REQUIREMENT: Copy nothing but the part that opens with the line containing "What React, TypeScript" and closes with the line containing "const curve = curveX.map((x, i)". Do not include pictures.

DATA SECTION:
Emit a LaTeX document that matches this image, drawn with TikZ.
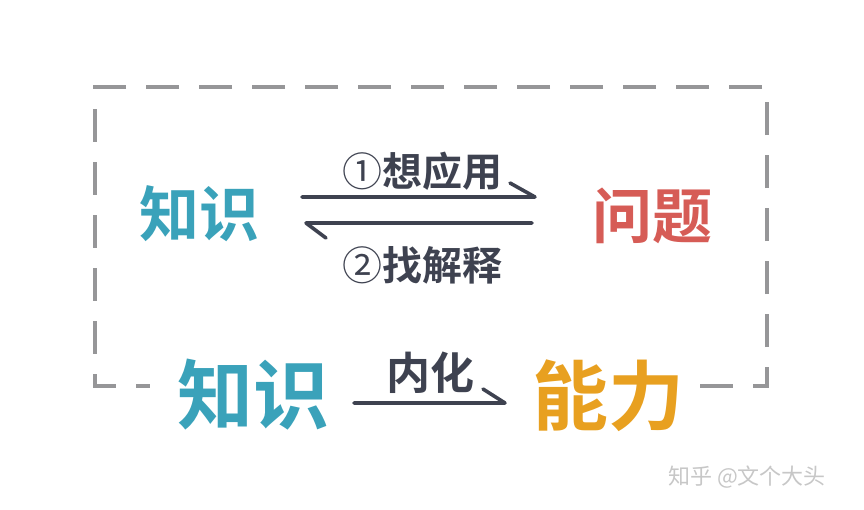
\documentclass[tikz,border=0pt]{standalone}
\usepackage{fontspec}
\setmainfont{Noto Sans CJK SC}
\newfontfamily\cjkbold[BoldFont=*]{Noto Sans CJK SC Bold}
\newfontfamily\cjkthin{Noto Sans CJK SC}
\usetikzlibrary{arrows.meta,calc}
\definecolor{teal1}{RGB}{58,162,186}
\definecolor{red1}{RGB}{214,92,86}
\definecolor{orange1}{RGB}{232,160,32}
\definecolor{pencil}{RGB}{62,66,80}
\definecolor{boxgray}{RGB}{150,150,152}

\begin{document}
\begin{tikzpicture}[x=1pt, y=-1pt,
		word/.style = {font=\cjkbold\fontsize{#1}{#1}\selectfont, inner sep=0pt},
		label/.style = {font=\cjkbold\fontsize{#1}{#1}\selectfont, text=pencil, inner sep=0pt},
		pen/.style = {draw=pencil, line width=3.6pt, line cap=round, line join=round},
		frame/.style = {draw=boxgray, line width=3.5pt, dash pattern=on 33pt off 20pt}]
		\useasboundingbox (0,0) rectangle (864,509);
		% dashed frame, open at the bottom
		\draw[frame] (700,386) -- (767,386) -- (767,87) -- (95,87) -- (95,386) -- (150,386);
		% upper part
		\node[word=60, text=teal1] (k1) at (199,214) {知识};
		\node[word=60, text=red1] (q) at (652,216) {问题};
		\coordinate (u1) at (302,197);
		\coordinate (u2) at (535,197);
		\coordinate (d1) at (306,223);
		\coordinate (d2) at (532,223);
		\draw[pen] (u1) -- (u2) -- ++(-25,-14);
		\draw[pen] (d2) -- (d1) -- ++(20,15);
		\node[label=40] (apply) at (422,171) {{\cjkthin ①}想应用};
		\node[label=40] (explain) at (422,265) {{\cjkthin ②}找解释};
		% lower part
		\node[word=76, text=teal1] (k2) at (253,395) {知识};
		\node[word=76, text=orange1] (n) at (608,396) {能力};
		\coordinate (i1) at (354,403);
		\coordinate (i2) at (505,403);
		\draw[pen] (i1) -- (i2) -- ++(-22,-14);
		\node[label=44] (intern) at (430,373) {内化};
		% watermark
		\node[font=\fontsize{22}{22}\selectfont, text=black!22] (wm) at (747,477) {知乎 @文个大头};
	\end{tikzpicture}
\end{document}
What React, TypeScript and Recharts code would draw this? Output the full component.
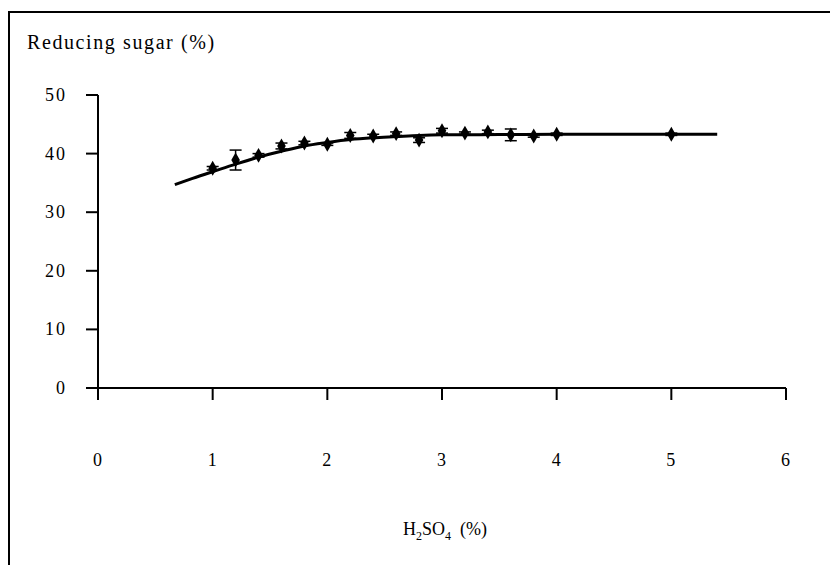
import {
	ComposedChart,
	Line,
	Scatter,
	ErrorBar,
	XAxis,
	YAxis,
} from "recharts";

// measured points (x = H2SO4 %, y = reducing sugar %)
const pointX = [1.0, 1.2, 1.4, 1.6, 1.8, 2.0, 2.2, 2.4, 2.6, 2.8, 3.0, 3.2, 3.4, 3.6, 3.8, 4.0, 5.0];
const pointY = [37.5, 38.9, 39.7, 41.3, 41.8, 41.6, 43.1, 43.0, 43.4, 42.3, 43.9, 43.5, 43.7, 43.2, 43.0, 43.3, 43.3];
const pointErr = [0.3, 1.7, 0.3, 0.5, 0.3, 0.2, 0.5, 0.3, 0.3, 0.4, 0.4, 0.2, 0.3, 1.0, 0.2, 0.2, 0.2];

// fitted curve
const curveX = [0.67, 0.8, 1.0, 1.2, 1.4, 1.6, 1.8, 2.0, 2.2, 2.4, 2.6, 2.8, 3.0, 3.5, 4.0, 4.5, 5.0, 5.4];
const curveY = [34.7, 35.6, 36.9, 38.2, 39.4, 40.4, 41.3, 41.9, 42.4, 42.7, 42.9, 43.1, 43.2, 43.25, 43.3, 43.3, 43.3, 43.3];

const xTicks = [0, 1, 2, 3, 4, 5, 6];
const yTicks = [0, 10, 20, 30, 40, 50];

const points = pointX.map((x, i) => ({ x, y: pointY[i], err: pointErr[i] }));
const curve = curveX.map((x, i) => ({ x, fit: curveY[i] }));

const FONT = '"Liberation Serif", "Times New Roman", serif';

const XTick = ({ x, y, payload }: any) => (
	<text x={x} y={y + 64} textAnchor="middle" fontFamily={FONT} fontSize={18} letterSpacing={1} fill="#000">
		{payload.value}
	</text>
);

const YTick = ({ x, y, payload }: any) => (
	<text x={x - 17} y={y + 6} textAnchor="end" fontFamily={FONT} fontSize={18} letterSpacing={2} fill="#000">
		{payload.value}
	</text>
);

export default function App() {
	return (
		<div
			style={{
				position: "absolute",
				left: 0,
				top: 0,
				width: 830,
				height: 565,
				background: "#fff",
				overflow: "hidden",
			}}
		>
			<div
				style={{
					position: "absolute",
					left: 8,
					top: 11,
					width: 830,
					height: 560,
					borderTop: "2px solid #000",
					borderLeft: "2px solid #000",
				}}
			/>
			<div
				style={{
					position: "absolute",
					left: 27,
					top: 31,
					fontFamily: FONT,
					fontSize: 20,
					letterSpacing: 1.6,
					color: "#000",
				}}
			>
				Reducing sugar (%)
			</div>
			<div
				style={{
					position: "absolute",
					left: 403,
					top: 519,
					fontFamily: FONT,
					fontSize: 18,
					color: "#000",
					whiteSpace: "pre",
				}}
			>
				H<sub style={{ fontSize: 12 }}>2</sub>SO<sub style={{ fontSize: 12 }}>4</sub>{"  (%)"}
			</div>
			<div style={{ position: "absolute", left: 0, top: 0 }}>
				<ComposedChart
					width={830}
					height={565}
					margin={{ top: 95, right: 44, bottom: 147, left: 38 }}
				>
					<XAxis
						type="number"
						dataKey="x"
						domain={[0, 6]}
						ticks={xTicks}
						height={30}
						tickSize={12}
						stroke="#000"
						strokeWidth={2}
						tick={<XTick />}
						allowDataOverflow
					/>
					<YAxis
						type="number"
						domain={[0, 50]}
						ticks={yTicks}
						width={60}
						tickSize={12}
						stroke="#000"
						strokeWidth={2}
						tick={<YTick />}
					/>
					<Line
						data={curve}
						dataKey="fit"
						type="monotone"
						stroke="#000"
						strokeWidth={3}
						dot={false}
						isAnimationActive={false}
					/>
					<Scatter
						data={points}
						dataKey="y"
						fill="#000"
						shape="diamond"
						size={30}
						legendType="none"
						isAnimationActive={false}
					>
						<ErrorBar dataKey="err" direction="y" width={6} stroke="#000" strokeWidth={1.5} />
					</Scatter>
				</ComposedChart>
			</div>
		</div>
	);
}
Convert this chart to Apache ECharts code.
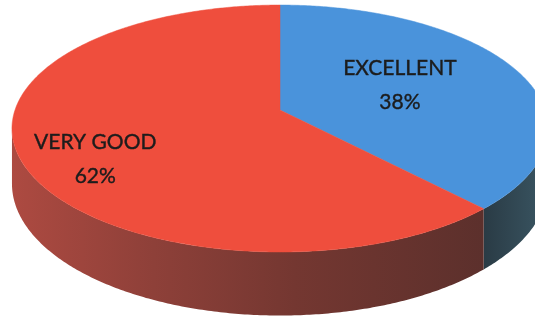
<!DOCTYPE html>
<html>
<head>
<meta charset="utf-8">
<script src="https://cdn.jsdelivr.net/npm/echarts@6/dist/echarts.min.js"></script>
<style>html,body{margin:0;padding:0;background:#fff;}#c{width:535px;height:318px;}</style>
</head>
<body>
<div id="c"></div>
<script>
// ---- data ----
const categories = ['EXCELLENT', 'VERY GOOD'];
const values = [38, 62];

// ---- styles ----
const topColors = ['#4a93db', '#ef4e3d'];
const sideStops = [
  [[0, '#2a3b45'], [1, '#3a5663']],
  [[0, '#ad4a41'], [0.3, '#8e4039'], [0.6, '#743731'], [1, '#5c302c']]
];
const labelRadius = [0.5, 0.72];
const labelShiftY = [-3, 16];

// ---- projection (perspective view of a tilted disc) ----
const P = { cx: 280, cy: 110, A: 265, B: 120.7, k: 0.15, H: 54 };
function proj(theta, r, h) {
  const X = r * Math.sin(theta), Z = r * Math.cos(theta);
  const w = 1 + P.k * Z;
  return [P.cx + P.A * X / w, P.cy - P.B * Z / w + h * P.H / w];
}
const total = values.reduce((s, v) => s + v, 0);
const silhouette = Math.acos(-P.k);
const visLo = silhouette, visHi = 2 * Math.PI - silhouette;

function arc(a0, a1, h) {
  const pts = [];
  const n = Math.max(2, Math.ceil((a1 - a0) / 0.01));
  for (let i = 0; i <= n; i++) pts.push(proj(a0 + (a1 - a0) * i / n, 1, h));
  return pts;
}

const chart = echarts.init(document.getElementById('c'), null, { renderer: 'canvas' });
chart.setOption({
  backgroundColor: '#ffffff',
  animation: false,
  series: [{
    type: 'custom',
    coordinateSystem: 'none',
    data: values.map((v, i) => [i, v]),
    renderItem: function (params, api) {
      const i = params.dataIndex;
      const v = api.value(1);
      let before = 0;
      for (let j = 0; j < i; j++) before += values[j];
      const a0 = before / total * 2 * Math.PI;
      const a1 = (before + v) / total * 2 * Math.PI;
      const children = [];
      const s0 = Math.max(a0, visLo), s1 = Math.min(a1, visHi);
      if (s1 > s0) {
        const topArc = arc(s0, s1, 0);
        const botArc = arc(s0, s1, 1).reverse();
        children.push({
          type: 'polygon', z2: 1,
          shape: { points: topArc.concat(botArc) },
          style: {
            fill: new echarts.graphic.LinearGradient(
              Math.min(...topArc.map(p => p[0])), 0,
              Math.max(...topArc.map(p => p[0])), 0,
              sideStops[i].map(s => ({ offset: s[0], color: s[1] })), true),
            stroke: null
          }
        });
      }
      const center = proj(0, 0, 0);
      children.push({
        type: 'polygon', z2: 10,
        shape: { points: [center].concat(arc(a0, a1, 0)) },
        style: { fill: topColors[i], stroke: topColors[i], lineWidth: 0.5 }
      });
      const mid = (a0 + a1) / 2;
      const lp = proj(mid, labelRadius[i], 0);
      children.push({
        type: 'text', z2: 20,
        style: {
          text: categories[i] + '\n' + Math.round(v / total * 100) + '%',
          x: lp[0], y: lp[1] + labelShiftY[i],
          textAlign: 'center', textVerticalAlign: 'middle',
          font: '21px Lato', lineHeight: 34, fill: '#1c1c1c',
          stroke: '#1c1c1c', lineWidth: 0.4
        }
      });
      return { type: 'group', children: children };
    }
  }]
});
</script>
</body>
</html>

EXERCISE SOLUTION:
What React, TypeScript and Recharts code would draw this? Output the full component.
import {
	ComposedChart,
	Line,
	Scatter,
	ErrorBar,
	XAxis,
	YAxis,
} from "recharts";

// measured points (x = H2SO4 %, y = reducing sugar %)
const pointX = [1.0, 1.2, 1.4, 1.6, 1.8, 2.0, 2.2, 2.4, 2.6, 2.8, 3.0, 3.2, 3.4, 3.6, 3.8, 4.0, 5.0];
const pointY = [37.5, 38.9, 39.7, 41.3, 41.8, 41.6, 43.1, 43.0, 43.4, 42.3, 43.9, 43.5, 43.7, 43.2, 43.0, 43.3, 43.3];
const pointErr = [0.3, 1.7, 0.3, 0.5, 0.3, 0.2, 0.5, 0.3, 0.3, 0.4, 0.4, 0.2, 0.3, 1.0, 0.2, 0.2, 0.2];

// fitted curve
const curveX = [0.67, 0.8, 1.0, 1.2, 1.4, 1.6, 1.8, 2.0, 2.2, 2.4, 2.6, 2.8, 3.0, 3.5, 4.0, 4.5, 5.0, 5.4];
const curveY = [34.7, 35.6, 36.9, 38.2, 39.4, 40.4, 41.3, 41.9, 42.4, 42.7, 42.9, 43.1, 43.2, 43.25, 43.3, 43.3, 43.3, 43.3];

const xTicks = [0, 1, 2, 3, 4, 5, 6];
const yTicks = [0, 10, 20, 30, 40, 50];

const points = pointX.map((x, i) => ({ x, y: pointY[i], err: pointErr[i] }));
const curve = curveX.map((x, i) => ({ x, fit: curveY[i] }));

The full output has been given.